DATASET SECTION:
+--
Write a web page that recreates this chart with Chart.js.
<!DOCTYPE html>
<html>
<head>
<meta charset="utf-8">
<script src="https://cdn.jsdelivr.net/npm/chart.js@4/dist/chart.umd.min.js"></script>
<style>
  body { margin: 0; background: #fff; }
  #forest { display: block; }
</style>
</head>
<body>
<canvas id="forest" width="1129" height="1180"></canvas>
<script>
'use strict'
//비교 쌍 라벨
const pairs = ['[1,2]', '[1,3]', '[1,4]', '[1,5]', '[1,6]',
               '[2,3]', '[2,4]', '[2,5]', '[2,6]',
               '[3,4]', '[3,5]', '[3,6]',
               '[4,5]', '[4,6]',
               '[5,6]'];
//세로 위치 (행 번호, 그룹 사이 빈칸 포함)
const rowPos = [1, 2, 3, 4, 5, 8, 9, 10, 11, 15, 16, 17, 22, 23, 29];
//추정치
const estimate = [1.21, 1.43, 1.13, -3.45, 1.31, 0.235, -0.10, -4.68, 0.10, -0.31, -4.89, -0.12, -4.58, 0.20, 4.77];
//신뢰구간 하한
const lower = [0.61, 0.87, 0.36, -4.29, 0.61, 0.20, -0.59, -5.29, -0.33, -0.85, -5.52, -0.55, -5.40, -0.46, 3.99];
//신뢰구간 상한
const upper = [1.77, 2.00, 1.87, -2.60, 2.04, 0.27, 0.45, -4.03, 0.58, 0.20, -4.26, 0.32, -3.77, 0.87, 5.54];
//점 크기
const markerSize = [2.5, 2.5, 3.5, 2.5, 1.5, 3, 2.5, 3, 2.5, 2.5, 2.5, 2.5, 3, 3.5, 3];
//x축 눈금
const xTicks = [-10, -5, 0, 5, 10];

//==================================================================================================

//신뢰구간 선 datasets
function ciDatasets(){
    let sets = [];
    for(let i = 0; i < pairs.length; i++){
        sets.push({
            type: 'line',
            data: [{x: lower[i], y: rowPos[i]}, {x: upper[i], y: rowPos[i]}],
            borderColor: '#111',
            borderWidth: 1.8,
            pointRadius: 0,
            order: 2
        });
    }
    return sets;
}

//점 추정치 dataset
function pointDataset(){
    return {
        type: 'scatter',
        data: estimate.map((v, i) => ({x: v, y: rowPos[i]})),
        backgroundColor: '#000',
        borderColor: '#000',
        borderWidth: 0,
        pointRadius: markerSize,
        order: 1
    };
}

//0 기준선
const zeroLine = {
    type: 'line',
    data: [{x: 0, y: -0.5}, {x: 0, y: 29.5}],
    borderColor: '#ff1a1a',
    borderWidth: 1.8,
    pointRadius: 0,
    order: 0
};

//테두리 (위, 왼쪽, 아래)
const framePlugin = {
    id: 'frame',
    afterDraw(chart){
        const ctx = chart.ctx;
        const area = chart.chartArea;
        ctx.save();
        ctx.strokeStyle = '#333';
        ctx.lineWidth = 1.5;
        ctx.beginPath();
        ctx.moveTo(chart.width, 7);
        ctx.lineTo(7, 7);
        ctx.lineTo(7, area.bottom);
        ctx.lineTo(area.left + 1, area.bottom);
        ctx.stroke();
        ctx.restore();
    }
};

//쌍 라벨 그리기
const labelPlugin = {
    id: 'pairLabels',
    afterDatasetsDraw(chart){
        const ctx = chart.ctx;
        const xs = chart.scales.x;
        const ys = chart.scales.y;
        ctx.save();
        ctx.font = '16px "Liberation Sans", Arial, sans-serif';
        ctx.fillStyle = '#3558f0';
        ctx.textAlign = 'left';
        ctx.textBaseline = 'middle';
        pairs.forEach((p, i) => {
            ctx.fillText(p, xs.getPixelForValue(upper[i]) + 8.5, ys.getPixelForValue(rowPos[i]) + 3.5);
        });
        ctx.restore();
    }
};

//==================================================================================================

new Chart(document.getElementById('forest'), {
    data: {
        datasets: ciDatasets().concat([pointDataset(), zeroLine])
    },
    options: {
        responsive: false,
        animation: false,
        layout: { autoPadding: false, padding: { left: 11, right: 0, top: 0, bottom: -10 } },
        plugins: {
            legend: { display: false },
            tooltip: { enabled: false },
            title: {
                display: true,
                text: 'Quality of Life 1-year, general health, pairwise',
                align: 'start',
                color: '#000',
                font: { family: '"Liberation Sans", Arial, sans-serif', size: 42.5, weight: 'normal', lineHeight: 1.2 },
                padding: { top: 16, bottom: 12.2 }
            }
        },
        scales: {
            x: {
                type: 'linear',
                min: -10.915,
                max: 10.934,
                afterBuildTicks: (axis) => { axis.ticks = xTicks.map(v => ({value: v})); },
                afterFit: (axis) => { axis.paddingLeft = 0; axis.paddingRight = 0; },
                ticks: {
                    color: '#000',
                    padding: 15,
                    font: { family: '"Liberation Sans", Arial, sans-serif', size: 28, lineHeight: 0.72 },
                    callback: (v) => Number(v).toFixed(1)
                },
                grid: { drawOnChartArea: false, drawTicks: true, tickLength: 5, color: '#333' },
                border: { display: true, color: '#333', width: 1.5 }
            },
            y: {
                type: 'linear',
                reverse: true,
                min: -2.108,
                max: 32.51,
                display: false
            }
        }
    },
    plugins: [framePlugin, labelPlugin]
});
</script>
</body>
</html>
+--
DIRECTIONS FOR THIS TASK: Type out the whole listing above again, exactly as it stands.

TASK ANSWER:
Write a web page that recreates this chart with Chart.js.
<!DOCTYPE html>
<html>
<head>
<meta charset="utf-8">
<script src="https://cdn.jsdelivr.net/npm/chart.js@4/dist/chart.umd.min.js"></script>
<style>
  body { margin: 0; background: #fff; }
  #forest { display: block; }
</style>
</head>
<body>
<canvas id="forest" width="1129" height="1180"></canvas>
<script>
'use strict'
//비교 쌍 라벨
const pairs = ['[1,2]', '[1,3]', '[1,4]', '[1,5]', '[1,6]',
               '[2,3]', '[2,4]', '[2,5]', '[2,6]',
               '[3,4]', '[3,5]', '[3,6]',
               '[4,5]', '[4,6]',
               '[5,6]'];
//세로 위치 (행 번호, 그룹 사이 빈칸 포함)
const rowPos = [1, 2, 3, 4, 5, 8, 9, 10, 11, 15, 16, 17, 22, 23, 29];
//추정치
const estimate = [1.21, 1.43, 1.13, -3.45, 1.31, 0.235, -0.10, -4.68, 0.10, -0.31, -4.89, -0.12, -4.58, 0.20, 4.77];
//신뢰구간 하한
const lower = [0.61, 0.87, 0.36, -4.29, 0.61, 0.20, -0.59, -5.29, -0.33, -0.85, -5.52, -0.55, -5.40, -0.46, 3.99];
//신뢰구간 상한
const upper = [1.77, 2.00, 1.87, -2.60, 2.04, 0.27, 0.45, -4.03, 0.58, 0.20, -4.26, 0.32, -3.77, 0.87, 5.54];
//점 크기
const markerSize = [2.5, 2.5, 3.5, 2.5, 1.5, 3, 2.5, 3, 2.5, 2.5, 2.5, 2.5, 3, 3.5, 3];
//x축 눈금
const xTicks = [-10, -5, 0, 5, 10];

//==================================================================================================

//신뢰구간 선 datasets
function ciDatasets(){
    let sets = [];
    for(let i = 0; i < pairs.length; i++){
        sets.push({
            type: 'line',
            data: [{x: lower[i], y: rowPos[i]}, {x: upper[i], y: rowPos[i]}],
            borderColor: '#111',
            borderWidth: 1.8,
            pointRadius: 0,
            order: 2
        });
    }
    return sets;
}

//점 추정치 dataset
function pointDataset(){
    return {
        type: 'scatter',
        data: estimate.map((v, i) => ({x: v, y: rowPos[i]})),
        backgroundColor: '#000',
        borderColor: '#000',
        borderWidth: 0,
        pointRadius: markerSize,
        order: 1
    };
}

//0 기준선
const zeroLine = {
    type: 'line',
    data: [{x: 0, y: -0.5}, {x: 0, y: 29.5}],
    borderColor: '#ff1a1a',
    borderWidth: 1.8,
    pointRadius: 0,
    order: 0
};

//테두리 (위, 왼쪽, 아래)
const framePlugin = {
    id: 'frame',
    afterDraw(chart){
        const ctx = chart.ctx;
        const area = chart.chartArea;
        ctx.save();
        ctx.strokeStyle = '#333';
        ctx.lineWidth = 1.5;
        ctx.beginPath();
        ctx.moveTo(chart.width, 7);
        ctx.lineTo(7, 7);
        ctx.lineTo(7, area.bottom);
        ctx.lineTo(area.left + 1, area.bottom);
        ctx.stroke();
        ctx.restore();
    }
};

//쌍 라벨 그리기
const labelPlugin = {
    id: 'pairLabels',
    afterDatasetsDraw(chart){
        const ctx = chart.ctx;
        const xs = chart.scales.x;
        const ys = chart.scales.y;
        ctx.save();
        ctx.font = '16px "Liberation Sans", Arial, sans-serif';
        ctx.fillStyle = '#3558f0';
        ctx.textAlign = 'left';
        ctx.textBaseline = 'middle';
        pairs.forEach((p, i) => {
            ctx.fillText(p, xs.getPixelForValue(upper[i]) + 8.5, ys.getPixelForValue(rowPos[i]) + 3.5);
        });
        ctx.restore();
    }
};

//==================================================================================================

new Chart(document.getElementById('forest'), {
    data: {
        datasets: ciDatasets().concat([pointDataset(), zeroLine])
    },
    options: {
        responsive: false,
        animation: false,
        layout: { autoPadding: false, padding: { left: 11, right: 0, top: 0, bottom: -10 } },
        plugins: {
            legend: { display: false },
            tooltip: { enabled: false },
            title: {
                display: true,
                text: 'Quality of Life 1-year, general health, pairwise',
                align: 'start',
                color: '#000',
                font: { family: '"Liberation Sans", Arial, sans-serif', size: 42.5, weight: 'normal', lineHeight: 1.2 },
                padding: { top: 16, bottom: 12.2 }
            }
        },
        scales: {
            x: {
                type: 'linear',
                min: -10.915,
                max: 10.934,
                afterBuildTicks: (axis) => { axis.ticks = xTicks.map(v => ({value: v})); },
                afterFit: (axis) => { axis.paddingLeft = 0; axis.paddingRight = 0; },
                ticks: {
                    color: '#000',
                    padding: 15,
                    font: { family: '"Liberation Sans", Arial, sans-serif', size: 28, lineHeight: 0.72 },
                    callback: (v) => Number(v).toFixed(1)
                },
                grid: { drawOnChartArea: false, drawTicks: true, tickLength: 5, color: '#333' },
                border: { display: true, color: '#333', width: 1.5 }
            },
            y: {
                type: 'linear',
                reverse: true,
                min: -2.108,
                max: 32.51,
                display: false
            }
        }
    },
    plugins: [framePlugin, labelPlugin]
});
</script>
</body>
</html>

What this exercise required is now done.